The only assurances made by Starmer are directed towards the City of London. Anything he might promise workers is a flat-out lie and Graham knows this very well. Graham’s period in office has seen Unite impose one below inflation deal after another on workers, and the sacrifice of their terms and conditions. Any polite criticism she or any other union bureaucrat might make of Starmer now will not stop them backing Labour in a general election. Nor will it prevent them from sitting down with a future Starmer government to impose the austerity agenda demanded by the City of London, who will effectively write his election manifesto for him.
Starmer again made a pitch to the ruling elite that a Labour government was the best means of quelling workers’ demands and anger because of its ability to utilise the trade unions to suppress the working class, rather than relying on further anti-strike laws, including minimum service level legislation.
Asked if he would repeal the Tory government’s proposed anti-strike laws if elected, the Labour leader replied, “If it’s further restrictions then we will repeal it … I do not think that legislation is the way you bring an end to industrial disputes.”
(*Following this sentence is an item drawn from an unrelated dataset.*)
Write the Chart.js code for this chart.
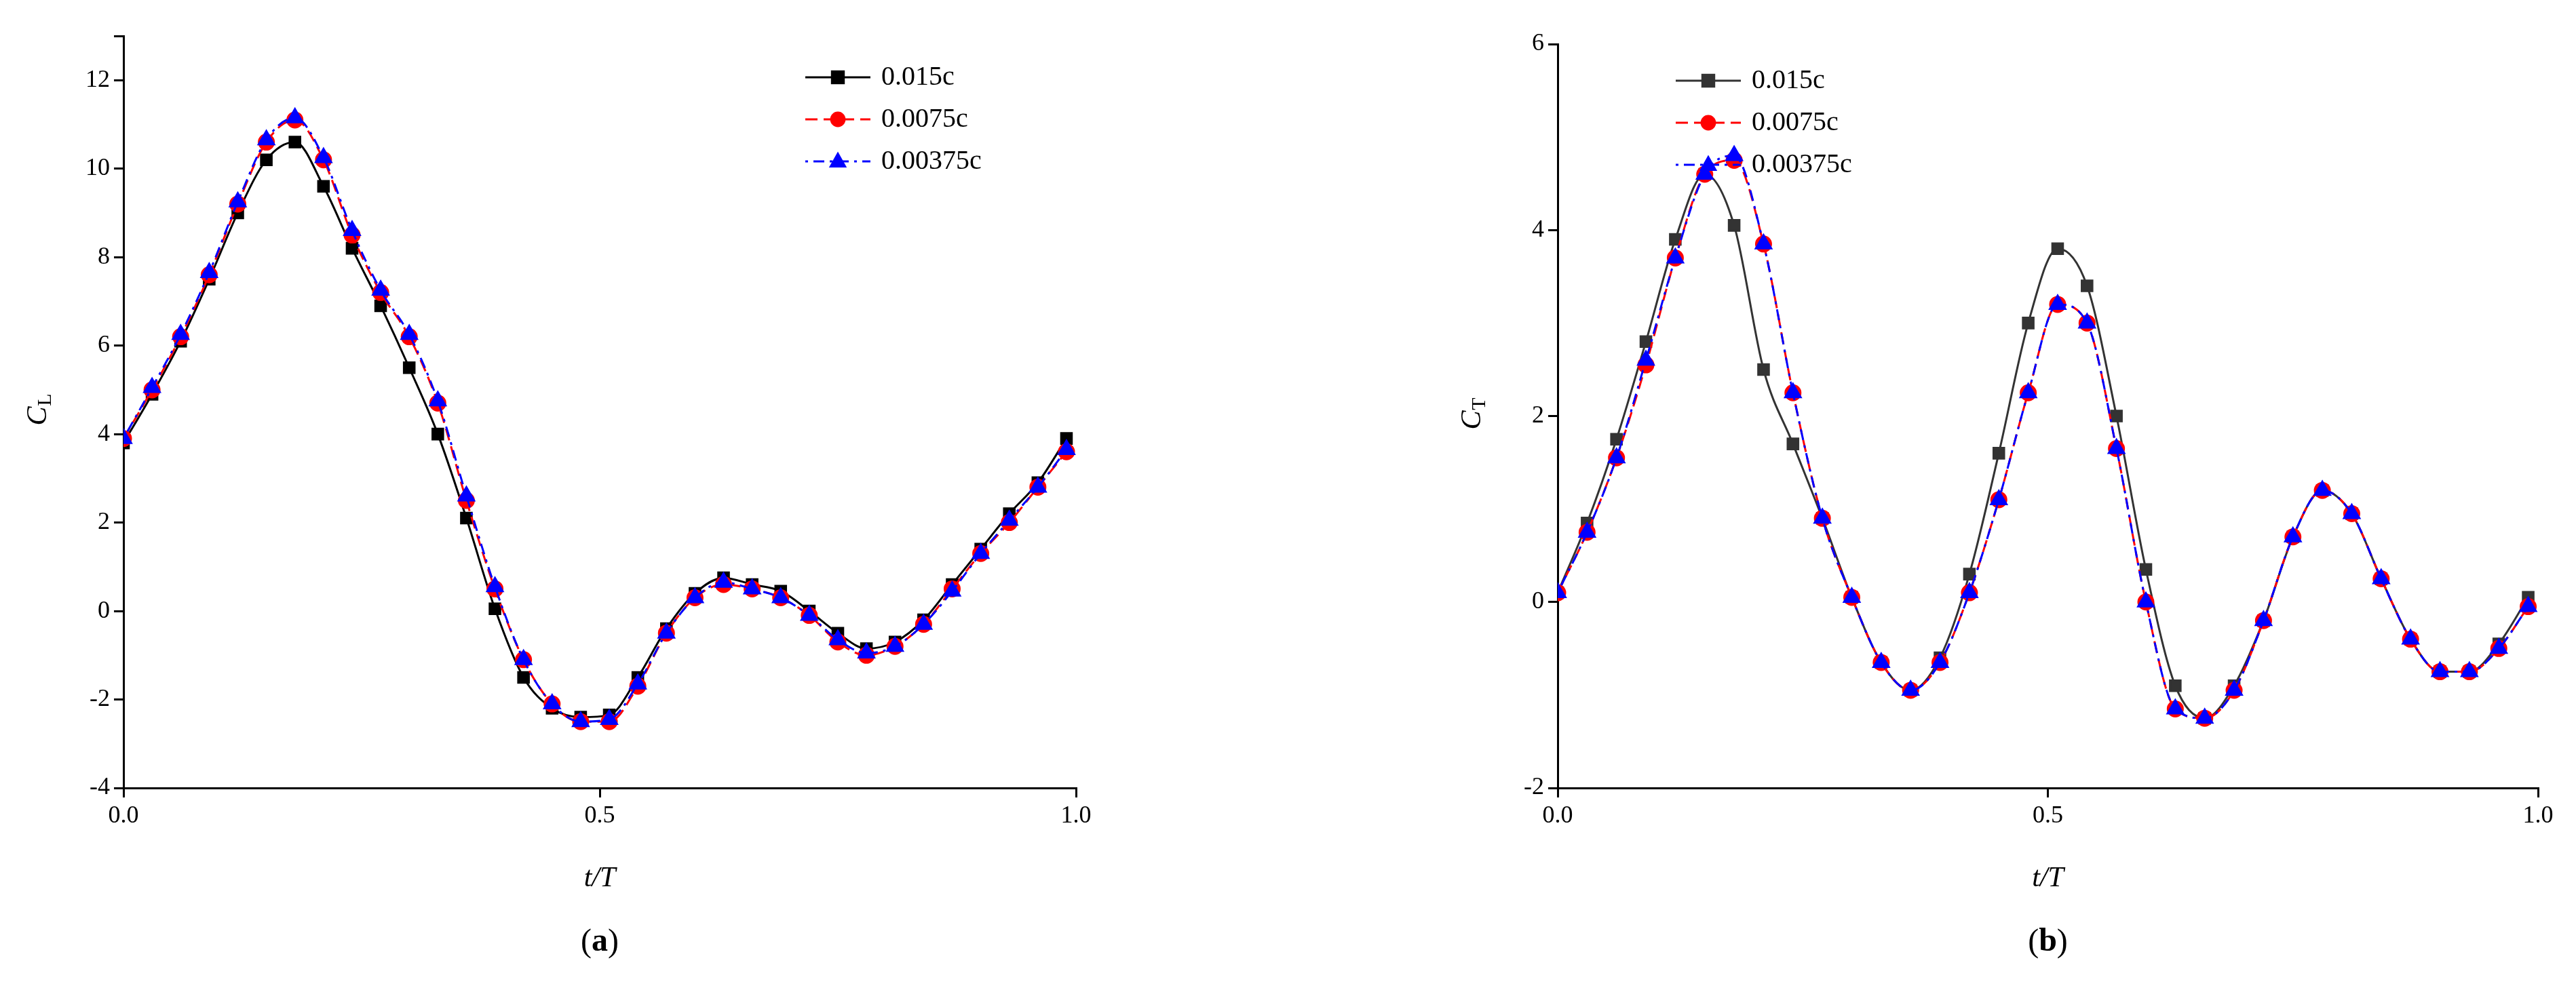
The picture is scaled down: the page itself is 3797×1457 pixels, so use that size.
<!DOCTYPE html>
<html><head><meta charset="utf-8">
<script src="https://cdn.jsdelivr.net/npm/chart.js@4/dist/chart.umd.min.js"></script>
<style>
body{margin:0;background:#fff;width:3797px;height:1457px;position:relative;overflow:hidden}
.box{position:absolute;top:0;width:1898px;height:1457px}
</style></head><body>
<div class="box" style="left:0"><canvas id="ca"></canvas></div>
<div class="box" style="left:1898px"><canvas id="cb"></canvas></div>
<script>
// sample times
const tValues = [0,0.03,0.06,0.09,0.12,0.15,0.18,0.21,0.24,0.27,0.30,0.33,0.36,0.39,0.42,0.45,0.48,0.51,0.54,0.57,0.60,0.63,0.66,0.69,0.72,0.75,0.78,0.81,0.84,0.87,0.90,0.93,0.96,0.99];
const seriesNames = ['0.015c', '0.0075c', '0.00375c'];

// (a) lift coefficient
const clCoarse = [3.8,4.9,6.1,7.5,9.0,10.2,10.6,9.6,8.2,6.9,5.5,4.0,2.1,0.05,-1.5,-2.2,-2.4,-2.35,-1.5,-0.4,0.4,0.75,0.6,0.45,0.0,-0.5,-0.85,-0.7,-0.2,0.6,1.4,2.2,2.9,3.9];
const clMedium = [3.9,5.0,6.2,7.6,9.2,10.6,11.1,10.2,8.5,7.2,6.2,4.7,2.5,0.5,-1.1,-2.1,-2.5,-2.5,-1.7,-0.5,0.3,0.6,0.5,0.3,-0.1,-0.7,-1.0,-0.8,-0.3,0.5,1.3,2.0,2.8,3.6];
const clFine = [3.9,5.05,6.25,7.65,9.25,10.65,11.15,10.25,8.6,7.25,6.25,4.75,2.6,0.55,-1.1,-2.1,-2.5,-2.45,-1.65,-0.5,0.3,0.65,0.5,0.3,-0.1,-0.65,-0.95,-0.8,-0.3,0.45,1.3,2.05,2.8,3.65];

// (b) thrust coefficient
const ctCoarse = [0.1,0.85,1.75,2.8,3.9,4.6,4.05,2.5,1.7,0.9,0.05,-0.65,-0.95,-0.6,0.3,1.6,3.0,3.8,3.4,2.0,0.35,-0.9,-1.25,-0.9,-0.2,0.7,1.2,0.95,0.25,-0.4,-0.75,-0.75,-0.45,0.05];
const ctMedium = [0.1,0.75,1.55,2.55,3.7,4.6,4.75,3.85,2.25,0.9,0.05,-0.65,-0.95,-0.65,0.1,1.1,2.25,3.2,3.0,1.65,0.0,-1.15,-1.25,-0.95,-0.2,0.7,1.2,0.95,0.25,-0.4,-0.75,-0.75,-0.5,-0.05];
const ctFine = [0.1,0.75,1.55,2.6,3.7,4.6,4.8,3.85,2.25,0.9,0.05,-0.65,-0.95,-0.65,0.1,1.1,2.25,3.2,3.0,1.65,0.0,-1.15,-1.25,-0.95,-0.2,0.7,1.2,0.95,0.25,-0.4,-0.75,-0.75,-0.5,-0.05];

const FONT = '"Liberation Serif", "DejaVu Serif", serif';

function makeSets(values, firstColor){
  const styles = [
    {color:firstColor, dash:[], marker:'rect', r:11},
    {color:'#ff0000', dash:[18,9], marker:'circle', r:11},
    {color:'#0000ff', dash:[4,8,16,8], marker:'triangle', r:13}
  ];
  return values.map((v,i)=>({
    label: seriesNames[i],
    data: v.map((y,k)=>({x:tValues[k], y:y})),
    order: 2 - i,
    borderColor: styles[i].color,
    backgroundColor: styles[i].color,
    borderDash: styles[i].dash,
    borderWidth: 3,
    pointStyle: styles[i].marker,
    pointRadius: styles[i].r,
    tension: 0.4,
    cubicInterpolationMode: 'monotone'
  }));
}

// legend, axis titles and panel label drawn by hand
function decorPlugin(opts){
  return {
    id:'decor',
    afterDraw(chart){
      const ctx = chart.ctx, a = chart.chartArea;
      ctx.save();
      ctx.fillStyle = '#000';
      ctx.textBaseline = 'middle';
      chart.data.datasets.forEach((ds,i)=>{
        const y = opts.legY + i*62;
        ctx.strokeStyle = ds.borderColor; ctx.lineWidth = 3;
        ctx.setLineDash(ds.borderDash);
        ctx.beginPath(); ctx.moveTo(opts.legX, y); ctx.lineTo(opts.legX+96, y); ctx.stroke();
        ctx.setLineDash([]);
        ctx.fillStyle = ds.borderColor;
        const cx = opts.legX+48, r = 12;
        ctx.beginPath();
        if (ds.pointStyle==='rect') ctx.rect(cx-r*0.85, y-r*0.85, r*1.7, r*1.7);
        else if (ds.pointStyle==='circle') ctx.arc(cx, y, r*0.95, 0, Math.PI*2);
        else { ctx.moveTo(cx, y-r*1.2); ctx.lineTo(cx+r*1.1, y+r*0.75); ctx.lineTo(cx-r*1.1, y+r*0.75); ctx.closePath(); }
        ctx.fill();
        ctx.fillStyle = '#000';
        ctx.font = '40px ' + FONT;
        ctx.textAlign = 'left';
        ctx.fillText(ds.label, opts.legX+112, y);
      });
      const mx = (a.left+a.right)/2;
      ctx.textAlign = 'center';
      ctx.font = 'italic 42px ' + FONT;
      ctx.fillText('t/T', mx, 1296);
      ctx.font = '48px ' + FONT;
      const w1 = ctx.measureText('(').width;
      ctx.font = 'bold 48px ' + FONT;
      const w2 = ctx.measureText(opts.panel).width;
      const x0 = mx - (w1*2+w2)/2;
      ctx.textAlign = 'left';
      ctx.font = '48px ' + FONT; ctx.fillText('(', x0, 1390);
      ctx.font = 'bold 48px ' + FONT; ctx.fillText(opts.panel, x0+w1, 1390);
      ctx.font = '48px ' + FONT; ctx.fillText(')', x0+w1+w2, 1390);
      ctx.translate(a.left-125, (a.top+a.bottom)/2);
      ctx.rotate(-Math.PI/2);
      ctx.font = 'italic 42px ' + FONT;
      ctx.textAlign = 'center';
      ctx.fillText('C', -6, 0);
      ctx.font = '30px ' + FONT;
      ctx.fillText(opts.sub, 18, 10);
      ctx.restore();
    }
  };
}

function buildChart(id, sets, yMin, yMax, yTop, padLeft, padTop, padRight, decor){
  new Chart(document.getElementById(id), {
    type:'line',
    data:{datasets:sets},
    options:{
      responsive:false, animation:false,
      layout:{padding:{left:0, top:padTop, right:padRight, bottom:0}},
      plugins:{legend:{display:false}, tooltip:{enabled:false}},
      scales:{
        x:{type:'linear', min:0, max:1,
          afterFit(s){ s.height = 295; },
          border:{color:'#000', width:3},
          grid:{drawOnChartArea:false, color:'#000', lineWidth:3, tickLength:14},
          ticks:{stepSize:0.5, color:'#000', font:{family:FONT, size:36}, callback:v=>v.toFixed(1), padding:6}},
        y:{min:yMin, max:yMax,
          afterFit(s){ s.width = padLeft; },
          border:{color:'#000', width:3},
          grid:{drawOnChartArea:false, color:'#000', lineWidth:3, tickLength:14},
          ticks:{stepSize:2, color:'#000', font:{family:FONT, size:36}, padding:6,
            callback:v=>(v>yTop ? '' : v)}}
      }
    },
    plugins:[decorPlugin(decor)]
  });
}

const ca = document.getElementById('ca'), cb = document.getElementById('cb');
ca.width = cb.width = 1898; ca.height = cb.height = 1457;

buildChart('ca', makeSets([clCoarse, clMedium, clFine], '#000000'), -4, 13, 12, 182, 53, 312,
  {legX:1187, legY:114, panel:'a', sub:'L'});
buildChart('cb', makeSets([ctCoarse, ctMedium, ctFine], '#333333'), -2, 6, 6, 398, 65, 55,
  {legX:2470-1898, legY:119, panel:'b', sub:'T'});
</script>
</body></html>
A Guardian journalist noted, “You said that 19 percent was too much [for nurses to be given in a pay rise]. Will you at least say that 2 percent is too little if that is what ends up being the offer [from the government in this year’s pay round]?”
Starmer did not even oppose a 2 percent pay deal, with inflation at 14 percent. “Let’s see what the government actually brings forward,” he said. The government should “compromise” with the health unions, as, “all they are saying is ‘come into the room and talk to us and we won’t be on strike’, and the government won’t do it.”
Royal College of Nursing leader Pat Cullen confirmed the same day as Starmer speech that the union would be prepared to accept a 10 pay percent pay deal—around half of the 19 percent they originally called a strike ballot and began industrial action over.